Henry Hub’s front-month gas, February, settled at $4.172 per mmBtu, or metric million British thermal units, up 18.40 cents, or 4.6%, on the day. February gas lost almost $1.30 over five previous days of trading, crashing below the $4 per mmBtu support on Tuesday.
It has been a dramatic fall from grace for America’s premier winter heating fuel, which just in December stood at a relatively high $7 per mmBtu, after a 2022 peak of $10 in August.
Natural gas managed to finish 2022 up by 22% — as ironic as that seems — as bulls played on the psyche of a market likely to be caught undersupplied in an extreme winter condition. Neither of those two superlatives came to fruition — storage of U.S. natural gas ended 2022 little changed from the closing levels of 2021, while the 2022/23 winter has thus far felt like an extension of autumn, albeit a little warmer.

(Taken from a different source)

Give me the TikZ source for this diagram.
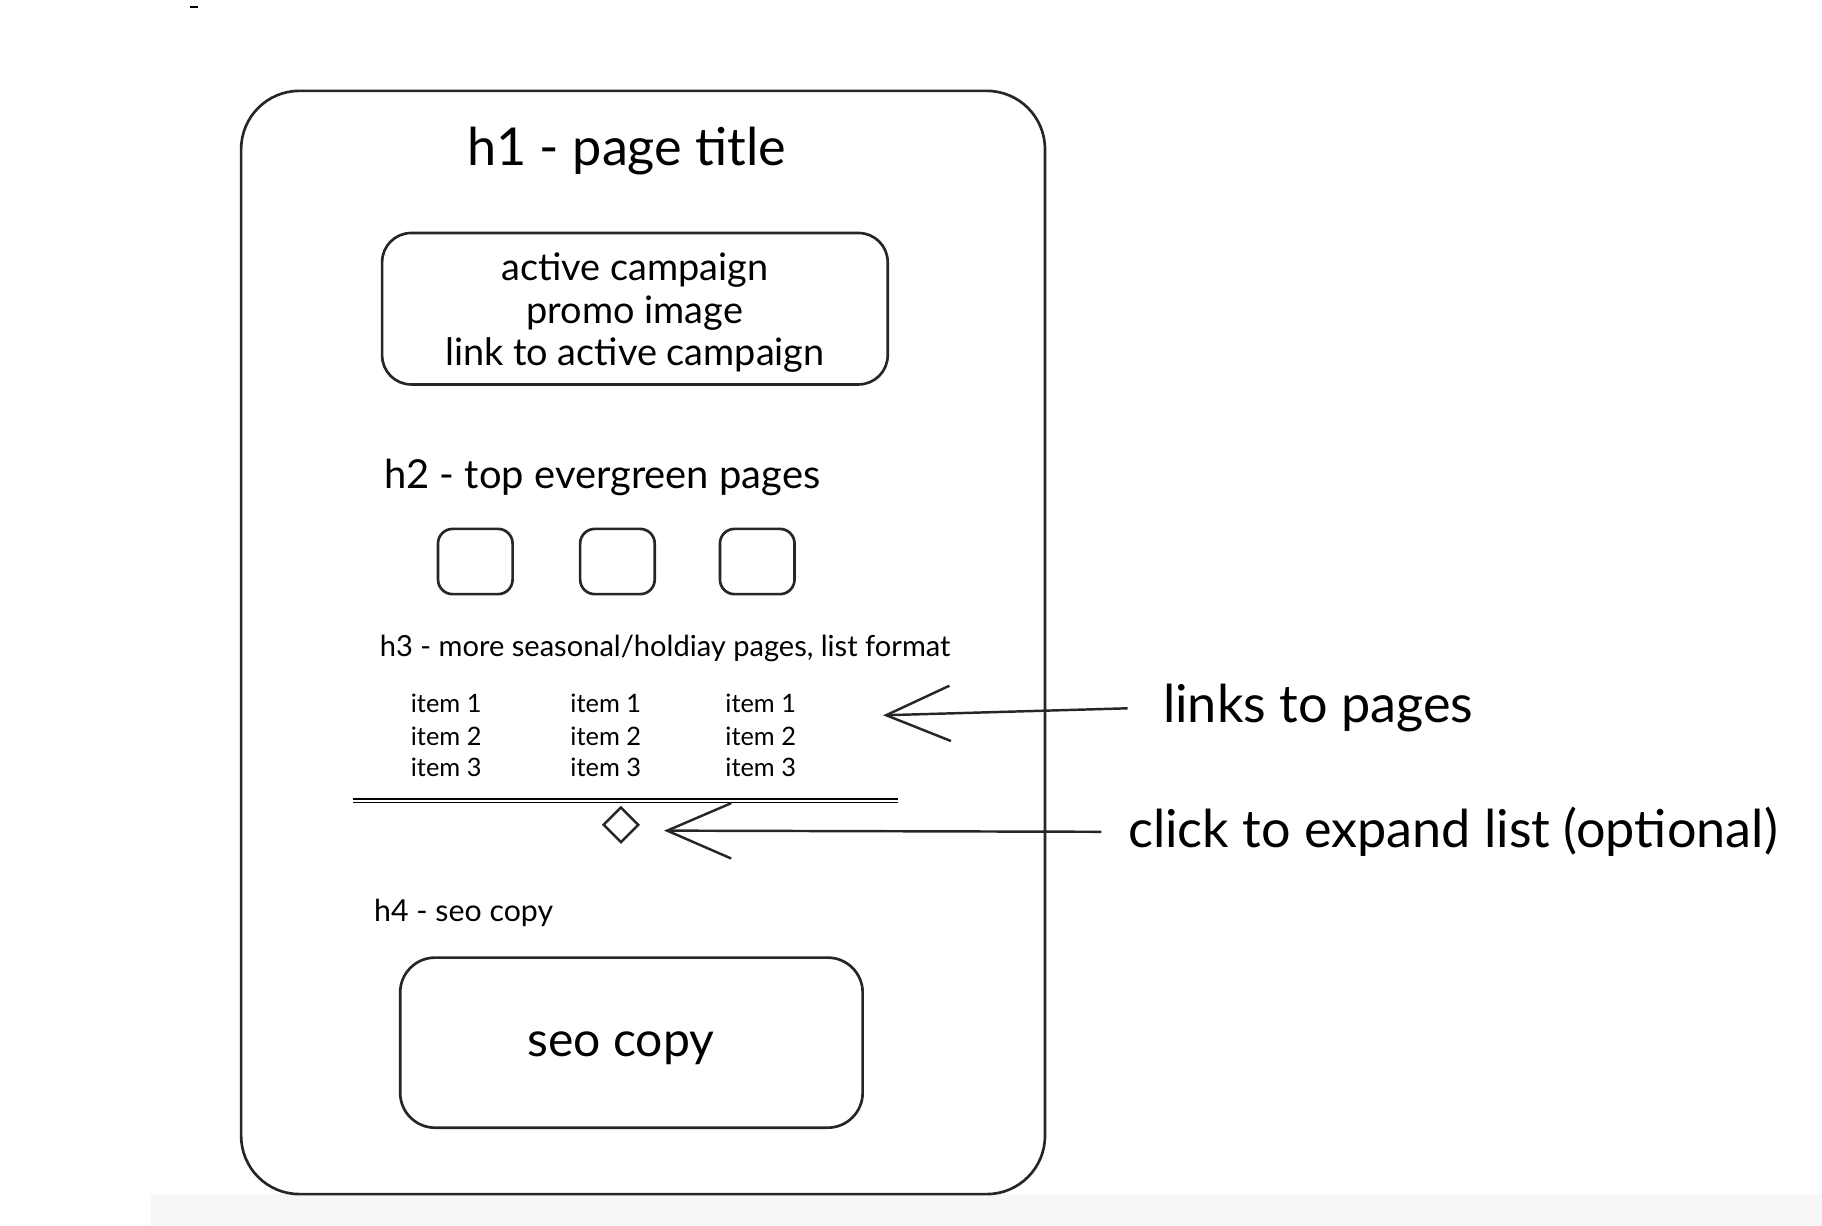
\documentclass[tikz,border=0pt]{standalone}
\usepackage{fontspec}
\setmainfont{Lato}
\usetikzlibrary{arrows.meta}
\tikzset{
  sk/.style={draw=black!85, line width=1.3pt, rounded corners=#1},
  chev/.style={-{Straight Barb[length=1.1cm,width=0.95cm,line width=1.2pt]}, line width=1.2pt, draw=black!85},
  txt/.style={font=\fontsize{#1}{#1}\selectfont, inner sep=0pt}
}
\begin{document}
\begin{tikzpicture}[x=0.02cm,y=-0.02cm]
\useasboundingbox (0,0) rectangle (1564,1052);
\fill[black!3] (130,1025) rectangle (1564,1052);
\draw[line width=0.6pt] (163,6) -- (170,6);
% outer
\node[sk=1cm, minimum width=690*0.02cm, minimum height=947*0.02cm] (outer) at (552,551.5) {};
\node[txt=25.5] (title) at (538,130) {h1 - page title};
\node[sk=0.5cm, minimum width=434*0.02cm, minimum height=130*0.02cm] (promo) at (545,265) {};
\node[txt=18.5] (p1) at (545,232) {active campaign};
\node[txt=18.5] (p2) at (545,269) {promo image};
\node[txt=18.5] (p3) at (545,305) {link to active campaign};
\node[txt=19.5] (h2) at (517,410) {h2 - top evergreen pages};
\foreach \x/\n in {408/a,530/b,650/c}
  \node[sk=0.25cm, minimum width=64*0.02cm, minimum height=56*0.02cm] (sq\n) at (\x,482) {};
\node[txt=14.2] (h3) at (571,557) {h3 - more seasonal/holdiay pages, list format};
\foreach \x/\n in {383/a,520/b,653/c}{
  \node[txt=12.4] (i1\n) at (\x,604) {item 1};
  \node[txt=12.4] (i2\n) at (\x,632) {item 2};
  \node[txt=12.4] (i3\n) at (\x,659) {item 3};
}
\coordinate (la) at (303,686); \coordinate (lb) at (771,686);
\draw[line width=1.2pt] (la) -- (lb);
\draw[line width=0.6pt] ([yshift=-0.06cm]la) -- ([yshift=-0.06cm]lb);
\node[draw=black!85, line width=1.2pt, rotate=45, minimum size=0.42cm, inner sep=0pt] (dia) at (533,708) {};
\node[txt=14.8] (h4) at (398,784) {h4 - seo copy};
\node[sk=0.6cm, minimum width=397*0.02cm, minimum height=146*0.02cm] (seo) at (542,895) {};
\node[txt=23.5] (seot) at (533,900) {seo copy};
\node[txt=25.5, anchor=west] (lab1) at (998,608) {links to pages};
\node[txt=25.5, anchor=west] (lab2) at (968,714) {click to expand list (optional)};
\coordinate (t1) at (758,614);
\coordinate (t2) at (570,713);
\draw[chev] ([xshift=-0.6cm]lab1.west) -- (t1);
\draw[chev] ([xshift=-0.45cm]lab2.west) -- (t2);
\end{tikzpicture}
\end{document}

“The underlying supply/demand imbalance has shifted to the bearish side of the spectrum as projected daily natural gas storage withdrawals will remain bearish versus the five-year average through at least January 12,” Gelber, the consultancy, said in its note.
“As such, it will be a hard-fought battle for estimated gas storage to fall below 2,700 billion cubic feet by mid-January, while it’s not out of the question that the storage deficit versus the five-year average could transition to a surplus in the same timeframe.”
Europe's wholesale natural gas prices, meanwhile, plunged for a second day in a row on Wednesday to their lowest level since their record highs after Russia invaded Ukraine in late February 2022.
A mild winter has enabled European Union countries to tap less gas from stocks that were built up in anticipation of cuts in supplies from Russia, which was the E.U.’s main supplier before the war.
The benchmark European gas contract — Dutch TTF gas futures for the coming month — soared to a record $367 per megawatt-hour in March and was as high as $364 in August. On Wednesday, it fell below $75 — more than 50% down from a month ago and the lowest level since before the war on February 21.